Tips You Can Use While Moving To A New Area
Moving to a new area can be life altering. Whether that change would be for the good or for the worse cannot be preempted. But you can do a few things that would limit the chances of encountering the worse. You might be moving for a new job, business, higher education or for any other reason. Regardless of that, you should have a strategy. The first time you move to a new area, which could be in your state or beyond, the whole challenge will seem daunting. But you can take the right steps, at least pertaining to what is within your reach.
- First, don’t finalize moving to a new area unless you know absolutely everything about that place. Don’t move just because you have got a great job. The neighborhoods where you might or can stay, the standard of living, the cost of living index, crime rates, quality of schools, parks and recreations if you have a family with kids and several such factors must be accounted for. The company where you get a job, the nature of your business or the university where you get admitted will only be a part of your life in the new place. There would be much more to life and those checkboxes have to be ticked as well.

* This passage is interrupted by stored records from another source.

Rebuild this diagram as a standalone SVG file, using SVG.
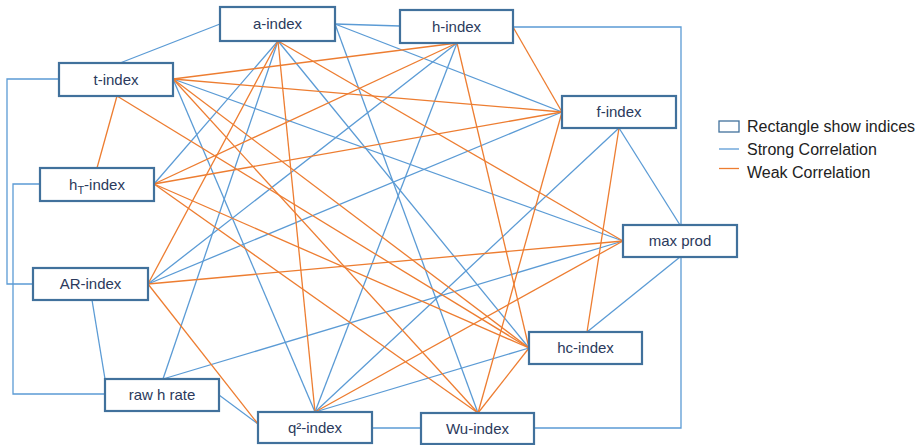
<svg xmlns="http://www.w3.org/2000/svg" width="920" height="445" viewBox="0 0 920 445">
<style>
.s{stroke:#5b9bd5;stroke-width:1.3;fill:none}
.w{stroke:#ed7d31;stroke-width:1.3;fill:none}
.n rect{fill:#fff;stroke:#41719c;stroke-width:2.2}
.n text{font-family:"Liberation Sans",Arial,sans-serif;font-size:15px;fill:#2b3a5c;text-anchor:middle}
.lg{font-family:"Liberation Sans",Arial,sans-serif;font-size:16px;fill:#222}
</style>
<rect width="920" height="445" fill="#fff"/>
<g id="connectors">
<path class="s" d="M220,24L120,63"/>
<path class="s" d="M335,24L400,26"/>
<path class="s" d="M59,79H7V284H33"/>
<path class="s" d="M40,184H13V394H105"/>
<path class="s" d="M513,27H681V428H534"/>
<path class="s" d="M372,428H421"/>
<path class="s" d="M219,395L258,424"/>
<path class="s" d="M92,300L105,379"/>
<path class="s" d="M278,41L154,184"/>
<path class="s" d="M278,41L163,379"/>
<path class="s" d="M278,41L529,348"/>
<path class="s" d="M335,24L562,112"/>
<path class="s" d="M335,24L478,413"/>
<path class="s" d="M173,79L623,241"/>
<path class="s" d="M173,79L315,412"/>
<path class="s" d="M148,284L457,43"/>
<path class="s" d="M148,284L562,112"/>
<path class="s" d="M163,379L623,241"/>
<path class="s" d="M457,43L315,412"/>
<path class="s" d="M619,128L315,412"/>
<path class="s" d="M619,128L680,225"/>
<path class="s" d="M680,257L587,332"/>
<path class="s" d="M315,412L529,348"/>
<path class="w" d="M117,96L97,168"/>
<path class="w" d="M117,96L529,348"/>
<path class="w" d="M173,79L457,43"/>
<path class="w" d="M173,79L562,112"/>
<path class="w" d="M173,79L478,413"/>
<path class="w" d="M173,79L529,348"/>
<path class="w" d="M154,184L457,43"/>
<path class="w" d="M154,184L562,112"/>
<path class="w" d="M154,184L529,348"/>
<path class="w" d="M154,184L478,413"/>
<path class="w" d="M278,41L148,284"/>
<path class="w" d="M278,41L315,412"/>
<path class="w" d="M278,41L623,241"/>
<path class="w" d="M148,284L623,241"/>
<path class="w" d="M148,284L258,424"/>
<path class="w" d="M513,27L562,112"/>
<path class="w" d="M457,43L529,348"/>
<path class="w" d="M562,112L478,413"/>
<path class="w" d="M619,128L587,332"/>
<path class="w" d="M315,412L623,241"/>
<path class="w" d="M478,413L529,348"/>
</g>
<g id="a-index" class="n"><rect x="220" y="7" width="115" height="34"/><text x="277.5" y="29">a-index</text></g>
<g id="h-index" class="n"><rect x="400" y="10" width="113" height="33"/><text x="456.5" y="32">h-index</text></g>
<g id="f-index" class="n"><rect x="562" y="96" width="114" height="32"/><text x="619" y="117">f-index</text></g>
<g id="t-index" class="n"><rect x="59" y="63" width="114" height="33"/><text x="116" y="85">t-index</text></g>
<g id="hT-index" class="n"><rect x="40" y="168" width="114" height="33"/><text x="97" y="190">h<tspan font-size="11" dy="4">T</tspan><tspan dy="-4">-index</tspan></text></g>
<g id="AR-index" class="n"><rect x="33" y="268" width="115" height="32"/><text x="90.5" y="289">AR-index</text></g>
<g id="raw-h-rate" class="n"><rect x="105" y="379" width="114" height="32"/><text x="162" y="400">raw h rate</text></g>
<g id="q2-index" class="n"><rect x="258" y="412" width="114" height="31"/><text x="315" y="433">q²-index</text></g>
<g id="Wu-index" class="n"><rect x="421" y="413" width="113" height="31"/><text x="477.5" y="434">Wu-index</text></g>
<g id="hc-index" class="n"><rect x="529" y="332" width="113" height="32"/><text x="585.5" y="353">hc-index</text></g>
<g id="max-prod" class="n"><rect x="623" y="225" width="114" height="32"/><text x="680" y="246">max prod</text></g>
<g id="legend">
<rect x="719" y="121" width="20" height="11" fill="none" stroke="#41719c" stroke-width="1.3"/>
<line x1="719" y1="149" x2="739" y2="149" class="s"/>
<line x1="719" y1="168.5" x2="739" y2="168.5" class="w"/>
<text class="lg" x="747" y="132">Rectangle show indices</text>
<text class="lg" x="747" y="155">Strong Correlation</text>
<text class="lg" x="747" y="178">Weak Correlation</text>
</g>
</svg>
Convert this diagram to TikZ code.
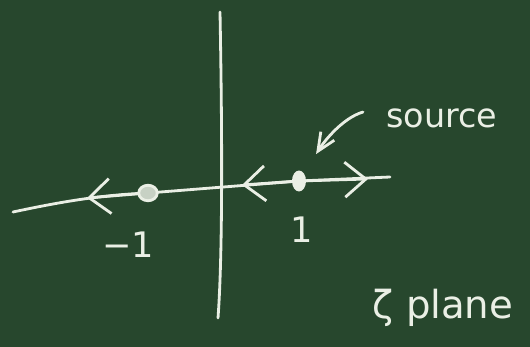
\documentclass[tikz,border=0pt]{standalone}
\usepackage{fontspec}
\setmainfont{DejaVu Sans}
\usetikzlibrary{arrows.meta, shapes.geometric, backgrounds}

\definecolor{board}{RGB}{39,71,45}
\definecolor{chalk}{RGB}{234,239,229}

\begin{document}
\begin{tikzpicture}[
    x=0.02cm, y=-0.02cm,
    chalkline/.style = {draw=chalk, line width=1.6pt, line cap=round},
    flow/.style      = {chalkline, -{Straight Barb[length=4.2mm, width=7mm]}},
    pointer/.style   = {chalkline, -{Straight Barb[length=3.6mm, width=3.2mm]}},
    pole/.style      = {ellipse, draw=chalk, line width=1.6pt, fill=chalk!82!board,
                        minimum width=0.37cm, minimum height=0.31cm, inner sep=0pt},
    srcdot/.style    = {ellipse, fill=chalk, minimum width=0.28cm,
                        minimum height=0.42cm, inner sep=0pt},
    label/.style     = {text=chalk, inner sep=0pt},
]

%% Board
\useasboundingbox (0,0) rectangle (530,347);

%% Points on the real axis
\node[pole]   (sink) at (148,193) {};
\node[srcdot] (src)  at (299,181) {};

%% Axis ends and arrow vertices
\coordinate (xl)   at (13,212);
\coordinate (xr)   at (390,177);
\coordinate (yt)   at (220,12);
\coordinate (yb)   at (218,318);
\coordinate (tipL) at (87,198);
\coordinate (tipM) at (242,185);
\coordinate (tipR) at (368,179);
\coordinate (ptr)  at (363,112);

%% Axes
\begin{scope}[on background layer]
  \fill[board] (0,0) rectangle (530,347);
  \draw[chalkline] (xl) .. controls (60,202) and (100,195) .. (sink.center)
                   -- (src.center) -- (xr);
  \draw[chalkline] (yt) .. controls (222,120) and (223,250) .. (yb);
\end{scope}

%% Flow directions
\draw[flow] (sink) -- (tipL);
\draw[flow] (src)  -- (tipM);
\draw[flow] (src)  -- (tipR);

%% Labels
\node[label, font=\fontsize{20}{24}\selectfont, anchor=base] (lm1) at (128,257) {−1};
\node[label, font=\fontsize{20}{24}\selectfont, anchor=base] (lp1) at (302,243) {1};
\node[label, font=\fontsize{19}{23}\selectfont, anchor=base west] (srclbl) at (386,128) {source};
\node[label, font=\fontsize{22}{26}\selectfont, anchor=base] (plane) at (443,318) {ζ plane};

%% Pointer to the source
\draw[pointer, shorten >=0.45cm] (ptr) .. controls (343,118) and (325,140) .. (src);

\end{tikzpicture}
\end{document}
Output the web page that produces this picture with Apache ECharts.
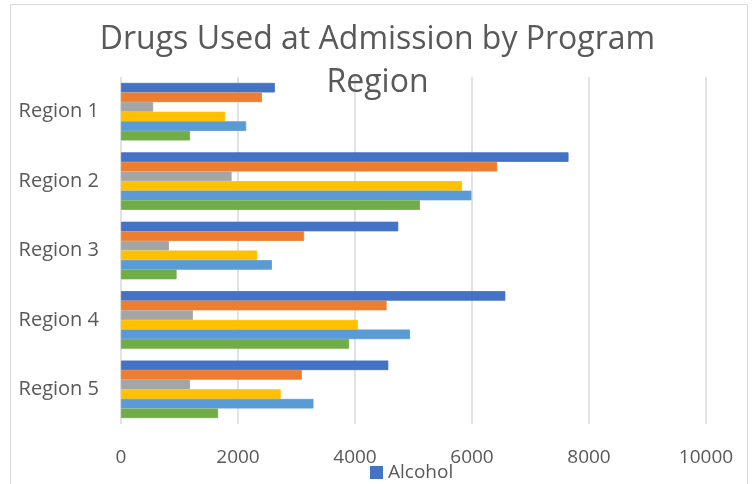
<!DOCTYPE html>
<html>
<head>
<meta charset="utf-8">
<script src="https://cdn.jsdelivr.net/npm/echarts@6/dist/echarts.min.js"></script>
<style>
  html, body { margin: 0; padding: 0; background: #fff; }
  #chart { width: 755px; height: 484px; }
</style>
</head>
<body>
<div id="chart"></div>
<script>
// Admissions by program region, one series per drug
const regions = ['Region 1', 'Region 2', 'Region 3', 'Region 4', 'Region 5'];
const alcohol  = [2630, 7650, 4740, 6570, 4570];
const drug2    = [2410, 6430, 3130, 4540, 3090];
const drug3    = [550, 1890, 820, 1230, 1180];
const drug4    = [1780, 5830, 2330, 4050, 2730];
const drug5    = [2140, 5990, 2580, 4940, 3290];
const drug6    = [1180, 5110, 950, 3900, 1660];
const seriesNames = ['Alcohol', 'Drug 2', 'Drug 3', 'Drug 4', 'Drug 5', 'Drug 6'];
const xTicks = [0, 2000, 4000, 6000, 8000, 10000];

const seriesValues = [alcohol, drug2, drug3, drug4, drug5, drug6];
const colors = ['#4472C4', '#ED7D31', '#A5A5A5', '#FFC000', '#5B9BD5', '#70AD47'];
const FONT = 'Open Sans';
const TEXT = '#595959';

const chart = echarts.init(document.getElementById('chart'), null, { renderer: 'canvas' });
chart.setOption({
  animation: false,
  textStyle: { fontFamily: FONT },
  title: {
    text: 'Drugs Used at Admission by Program\nRegion',
    left: 'center',
    top: 13,
    textStyle: { fontFamily: FONT, fontSize: 32, fontWeight: 'normal', color: TEXT, lineHeight: 43 }
  },
  legend: {
    data: ['Alcohol'],
    top: 458,
    left: 365,
    itemWidth: 11,
    itemHeight: 11,
    itemGap: 6,
    icon: 'rect',
    textStyle: { fontFamily: FONT, fontSize: 19, color: TEXT, padding: [0, 0, 0, 1] }
  },
  graphic: [{
    type: 'rect',
    shape: { x: 10.5, y: 4.5, width: 737, height: 490 },
    style: { fill: 'none', stroke: '#D9D9D9', lineWidth: 1 },
    silent: true,
    z: -1
  }],
  grid: { left: 121, right: 49, top: 77, bottom: 60 },
  xAxis: {
    type: 'value',
    min: xTicks[0],
    max: xTicks[xTicks.length - 1],
    interval: xTicks[1] - xTicks[0],
    axisLine: { show: false },
    axisTick: { show: false },
    axisLabel: { fontFamily: FONT, fontSize: 19, color: TEXT, margin: 24, formatter: v => String(v) },
    splitLine: { lineStyle: { color: '#D9D9D9', width: 1.5 } }
  },
  yAxis: {
    type: 'category',
    data: regions,
    inverse: true,
    axisLine: { show: false },
    axisTick: { show: false },
    axisLabel: { fontFamily: FONT, fontSize: 20, color: TEXT, margin: 22 }
  },
  series: seriesValues.map((vals, i) => ({
    name: seriesNames[i],
    type: 'bar',
    data: vals,
    barGap: '0%',
    barCategoryGap: '17%',
    itemStyle: { color: colors[i], borderColor: colors[i], borderWidth: 0.8 }
  }))
});
</script>
</body>
</html>
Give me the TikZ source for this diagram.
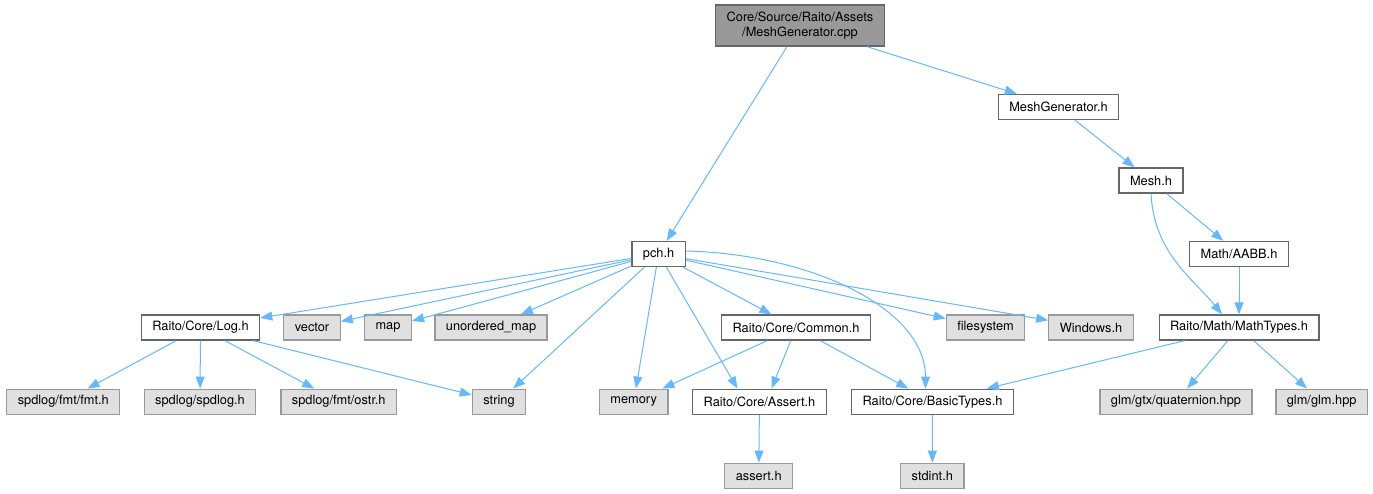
\documentclass[tikz,border=0pt]{standalone}
\usepackage{fontspec}
\setmainfont{TeX Gyre Heros}
\usetikzlibrary{arrows.meta}

\definecolor{edgeblue}{HTML}{63B8FF}
\definecolor{boxgray}{HTML}{E0E0E0}
\definecolor{rimgray}{HTML}{999999}
\definecolor{rimdark}{HTML}{666666}

\begin{document}
\begin{tikzpicture}[x=1pt, y=-1pt,
    >={Triangle[length=12pt,width=9pt]},
    every node/.style={font=\fontsize{12.8}{15.5}\selectfont, inner xsep=11pt, inner ysep=0pt,
        minimum height=25pt, line width=1.3pt},
    srcfile/.style={draw=rimdark, fill=rimgray, align=center, minimum height=41pt},
    hfile/.style={draw=rimdark, fill=white},
    sysfile/.style={draw=rimgray, fill=boxgray},
    dep/.style={->, draw=edgeblue, line width=1pt}]
    \useasboundingbox (0,0) rectangle (1373,493);

    % Source file
    \node[srcfile] (cpp) at (800,25.5) {Core/Source/Raito/Assets\\/MeshGenerator.cpp};

    % Project headers
    \node[hfile] (meshgen) at (1058.5,107) {MeshGenerator.h};
    \node[hfile] (mesh) at (1151,180.5) {Mesh.h};
    \node[hfile] (aabb) at (1239,254) {Math/AABB.h};
    \node[hfile] (pch) at (658.6,254) {pch.h};
    \node[hfile] (logh) at (200.5,327.5) {Raito/Core/Log.h};
    \node[hfile] (common) at (796,327.5) {Raito/Core/Common.h};
    \node[hfile] (mathtypes) at (1239,327.5) {Raito/Math/MathTypes.h};
    \node[hfile] (assertcore) at (759.5,401.7) {Raito/Core/Assert.h};
    \node[hfile] (basictypes) at (932.5,401.7) {Raito/Core/BasicTypes.h};

    % System and library headers
    \node[sysfile] (vector) at (312,327.5) {vector};
    \node[sysfile] (map) at (388,327.5) {map};
    \node[sysfile] (umap) at (491,327.5) {unordered\_map};
    \node[sysfile] (filesystem) at (985.5,327.5) {filesystem};
    \node[sysfile] (windows) at (1091,327.5) {Windows.h};
    \node[sysfile] (fmt) at (63.3,401.7) {spdlog/fmt/fmt.h};
    \node[sysfile] (spdlog) at (200,401.7) {spdlog/spdlog.h};
    \node[sysfile] (ostr) at (338.7,401.7) {spdlog/fmt/ostr.h};
    \node[sysfile] (string) at (499,401.7) {string};
    \node[sysfile] (memory) at (633.7,401.7) {memory};
    \node[sysfile] (quat) at (1176,401.7) {glm/gtx/quaternion.hpp};
    \node[sysfile] (glm) at (1321.7,401.7) {glm/glm.hpp};
    \node[sysfile] (asserth) at (758.7,475.8) {assert.h};
    \node[sysfile] (stdint) at (932.3,475.8) {stdint.h};

    % Includes of the source file
    \draw[dep] (cpp) -- (pch);
    \draw[dep] (cpp) -- (meshgen);

    % Mesh side
    \draw[dep] (meshgen) -- (mesh);
    \draw[dep] (mesh) -- (aabb);
    \draw[dep] (mesh.south) .. controls +(3,60) and +(-28,-35) .. ([xshift=-17pt]mathtypes.north);
    \draw[dep] (aabb) -- (mathtypes);
    \draw[dep] (mathtypes) -- (basictypes);
    \draw[dep] (mathtypes) -- (quat);
    \draw[dep] (mathtypes) -- (glm);

    % Precompiled header
    \draw[dep] (pch) -- (logh);
    \draw[dep] (pch) -- (vector);
    \draw[dep] (pch) -- (map);
    \draw[dep] (pch) -- (umap);
    \draw[dep] (pch) -- (string);
    \draw[dep] (pch) -- (memory);
    \draw[dep] (pch) -- ([xshift=-22pt]assertcore.north);
    \draw[dep] (pch) -- (common);
    \draw[dep] ([yshift=3pt]pch.east) .. controls +(125,3) and +(0,-80) .. ([xshift=-7pt]basictypes.north);
    \draw[dep] (pch) -- (filesystem);
    \draw[dep] (pch) -- (windows);

    % Logging
    \draw[dep] (logh) -- (fmt);
    \draw[dep] (logh) -- (spdlog);
    \draw[dep] (logh) -- (ostr);
    \draw[dep] (logh) -- (string);

    % Common
    \draw[dep] (common) -- (memory);
    \draw[dep] (common) -- ([xshift=12pt]assertcore.north);
    \draw[dep] (common) -- (basictypes);

    % Bottom row
    \draw[dep] (assertcore) -- (asserth);
    \draw[dep] (basictypes) -- (stdint);
\end{tikzpicture}
\end{document}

- When you are moving to a new area, don’t sell the house you have been living in and don’t buy a house straightaway. Keep the old house for a while, that is if you intend to sell it eventually. You may want to move back in the future and thus keeping the house will be wise. Don’t buy a house in the new place as that would cost you a lot of money and you may not like staying there after some time. So rent a place and even if you sell your old house in a few months after moving to a new area, don’t use the available funds to buy a new house immediately.
- Moving to a new area can be taxing. If you have a family, then the experience can be even more tedious. You need to prepare yourself psychologically and support your family. Kids may have the easiest time moving to a new area or the most difficult task to adapt to the new settings. The same applies to adults. It all depends on how an individual reacts to the change. Be prepared for the good, the bad and the ugly.
- Hire the appropriate moving help to ensure that you are not overwhelmed by the move. You can ask people you know on Facebook if they have used a moving service. You might be surprised that many have hired movers to help them. You most likely will get a good couple of recommendations, then you can start soliciting bids. Make sure that the moving company is licensed and insured.
- Determine the costs upfront. Ask the movers for a bid. Typically, they will give you an hourly rate. Consider the cost of maintaining a second home until you can sell it and the tax penalties you might have after you have sold it.
- If the move is not too far, consider renting out your previous home (if you are an owner). Many advantages can be found in renting out a home that you used to live in. There are tax deductions for depreciation you may qualify for and if you have related business expenses, you might be able to reduce the tax burden on your additional income from a rental. It certainly gets trickier if you have a mortgage you have to serve on the previous home, but it is worth investigating. We recommend you speak to your CPA (Certified Public Accountant) and an attorney about the legal requirements of being a landlord. Often the law protects the landlord pretty well.